— start Provided material —

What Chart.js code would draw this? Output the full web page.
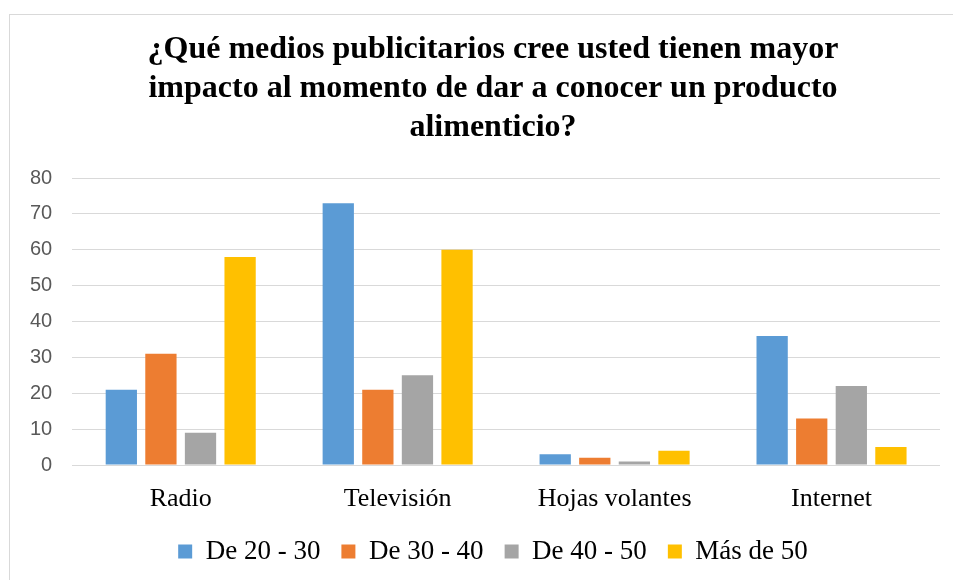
<!DOCTYPE html>
<html>
<head>
<meta charset="utf-8">
<script src="https://cdn.jsdelivr.net/npm/chart.js@4/dist/chart.umd.min.js"></script>
<style>
  html, body { margin: 0; padding: 0; background: #fff; overflow: hidden; }
  body { width: 953px; height: 580px; position: relative; }
  #frame { position: absolute; left: 9px; top: 14px; width: 968px; height: 580px;
           border: 1px solid #d9d9d9; box-sizing: border-box; }
  #wrap { position: absolute; left: 9px; top: 14px; width: 968px; height: 566px; }
</style>
</head>
<body>
<div id="frame"></div>
<div id="wrap"><canvas id="chart"></canvas></div>
<script>
// categories and series
const categories = ["Radio", "Televisión", "Hojas volantes", "Internet"];
const seriesNames = ["De 20 - 30", "De 30 - 40", "De 40 - 50", "Más de 50"];
const de20a30 = [21, 73, 3, 36];
const de30a40 = [31, 21, 2, 13];
const de40a50 = [9, 25, 1, 22];
const masDe50 = [58, 60, 4, 5];
const yTicks = [0, 10, 20, 30, 40, 50, 60, 70, 80];

const colors = ["#5B9BD5", "#ED7D31", "#A5A5A5", "#FFC000"];
const values = [de20a30, de30a40, de40a50, masDe50];
const serif = "'Liberation Serif', 'Times New Roman', serif";

const datasets = seriesNames.map((name, i) => ({
    label: name,
    data: values[i],
    backgroundColor: colors[i],
    borderWidth: 0,
    categoryPercentage: 0.73,
    barPercentage: 0.79,
}));

new Chart(document.getElementById("chart"), {
    type: "bar",
    data: { labels: categories, datasets: datasets },
    options: {
        responsive: true,
        maintainAspectRatio: false,
        animation: false,
        layout: { padding: { left: 1, right: 1, top: 0, bottom: 5 } },
        plugins: {
            title: {
                display: true,
                text: [
                    "¿Qué medios publicitarios cree usted tienen mayor",
                    "impacto al momento de dar a conocer un producto",
                    "alimenticio?",
                ],
                color: "#000",
                font: { family: serif, size: 32, weight: "bold", lineHeight: 1.22 },
                padding: { top: 16, bottom: 31 },
            },
            legend: {
                position: "bottom",
                labels: {
                    color: "#000",
                    font: { family: serif, size: 27 },
                    boxWidth: 14,
                    boxHeight: 14,
                    padding: 21,
                },
            },
            tooltip: { enabled: false },
        },
        scales: {
            x: {
                grid: { display: false },
                border: { display: false },
                afterFit: (axis) => { axis.height = 52; },
                ticks: {
                    color: "#000",
                    padding: 13,
                    font: { family: serif, size: 26, lineHeight: 1 },
                },
            },
            y: {
                min: 0,
                max: 80,
                afterBuildTicks: (axis) => { axis.ticks = yTicks.map((v) => ({ value: v })); },
                grid: { color: "#d9d9d9", lineWidth: 1, drawTicks: false },
                border: { display: false },
                ticks: {
                    color: "#595959",
                    padding: 20,
                    font: { family: "'Liberation Sans', Arial, sans-serif", size: 20 },
                },
            },
            // empty right-hand strip so that title and legend centre like the original
            spacer: {
                type: "linear",
                position: "right",
                display: true,
                grid: { display: false, drawOnChartArea: false },
                border: { display: false },
                ticks: { display: false },
                afterFit: (axis) => { axis.width = 36; },
            },
        },
    },
});
</script>
</body>
</html>
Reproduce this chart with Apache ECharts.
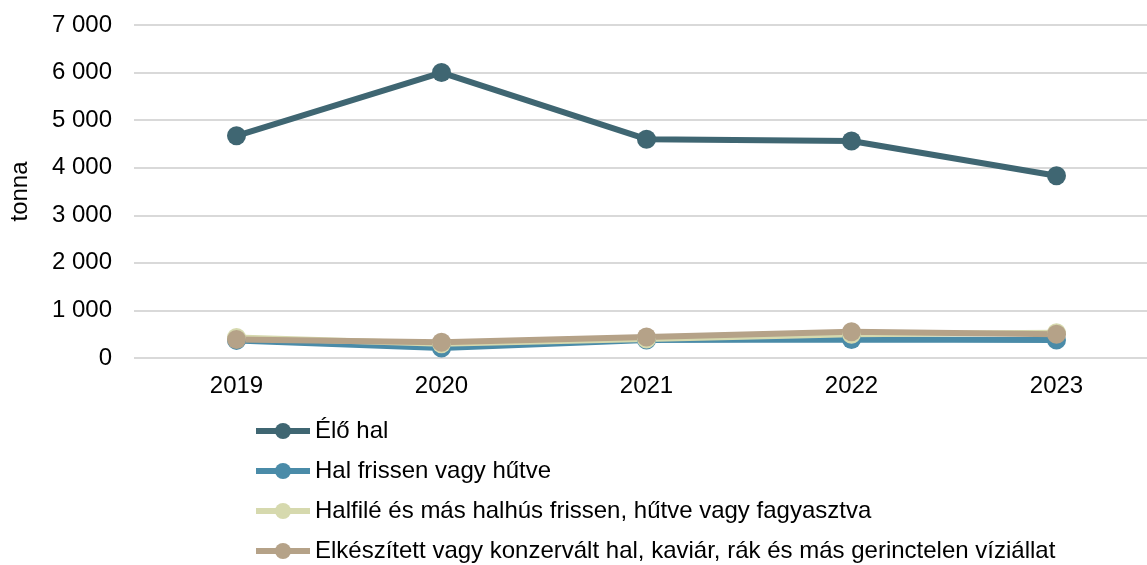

— end Provided material —

**Exercise brief**
Quote the records above in full, dropping each picture.

**Exercise response**
What Chart.js code would draw this? Output the full web page.
<!DOCTYPE html>
<html>
<head>
<meta charset="utf-8">
<script src="https://cdn.jsdelivr.net/npm/chart.js@4/dist/chart.umd.min.js"></script>
<style>
  html, body { margin: 0; padding: 0; background: #fff; overflow: hidden; }
  body { width: 953px; height: 580px; position: relative; }
  #frame { position: absolute; left: 9px; top: 14px; width: 968px; height: 580px;
           border: 1px solid #d9d9d9; box-sizing: border-box; }
  #wrap { position: absolute; left: 9px; top: 14px; width: 968px; height: 566px; }
</style>
</head>
<body>
<div id="frame"></div>
<div id="wrap"><canvas id="chart"></canvas></div>
<script>
// categories and series
const categories = ["Radio", "Televisión", "Hojas volantes", "Internet"];
const seriesNames = ["De 20 - 30", "De 30 - 40", "De 40 - 50", "Más de 50"];
const de20a30 = [21, 73, 3, 36];
const de30a40 = [31, 21, 2, 13];
const de40a50 = [9, 25, 1, 22];
const masDe50 = [58, 60, 4, 5];
const yTicks = [0, 10, 20, 30, 40, 50, 60, 70, 80];

const colors = ["#5B9BD5", "#ED7D31", "#A5A5A5", "#FFC000"];
const values = [de20a30, de30a40, de40a50, masDe50];
const serif = "'Liberation Serif', 'Times New Roman', serif";

const datasets = seriesNames.map((name, i) => ({
    label: name,
    data: values[i],
    backgroundColor: colors[i],
    borderWidth: 0,
    categoryPercentage: 0.73,
    barPercentage: 0.79,
}));

new Chart(document.getElementById("chart"), {
    type: "bar",
    data: { labels: categories, datasets: datasets },
    options: {
        responsive: true,
        maintainAspectRatio: false,
        animation: false,
        layout: { padding: { left: 1, right: 1, top: 0, bottom: 5 } },
        plugins: {
            title: {
                display: true,
                text: [
                    "¿Qué medios publicitarios cree usted tienen mayor",
                    "impacto al momento de dar a conocer un producto",
                    "alimenticio?",
                ],
                color: "#000",
                font: { family: serif, size: 32, weight: "bold", lineHeight: 1.22 },
                padding: { top: 16, bottom: 31 },
            },
            legend: {
                position: "bottom",
                labels: {
                    color: "#000",
                    font: { family: serif, size: 27 },
                    boxWidth: 14,
                    boxHeight: 14,
                    padding: 21,
                },
            },
            tooltip: { enabled: false },
        },
        scales: {
            x: {
                grid: { display: false },
                border: { display: false },
                afterFit: (axis) => { axis.height = 52; },
                ticks: {
                    color: "#000",
                    padding: 13,
                    font: { family: serif, size: 26, lineHeight: 1 },
                },
            },
            y: {
                min: 0,
                max: 80,
                afterBuildTicks: (axis) => { axis.ticks = yTicks.map((v) => ({ value: v })); },
                grid: { color: "#d9d9d9", lineWidth: 1, drawTicks: false },
                border: { display: false },
                ticks: {
                    color: "#595959",
                    padding: 20,
                    font: { family: "'Liberation Sans', Arial, sans-serif", size: 20 },
                },
            },
            // empty right-hand strip so that title and legend centre like the original
            spacer: {
                type: "linear",
                position: "right",
                display: true,
                grid: { display: false, drawOnChartArea: false },
                border: { display: false },
                ticks: { display: false },
                afterFit: (axis) => { axis.width = 36; },
            },
        },
    },
});
</script>
</body>
</html>
Reproduce this chart with Apache ECharts.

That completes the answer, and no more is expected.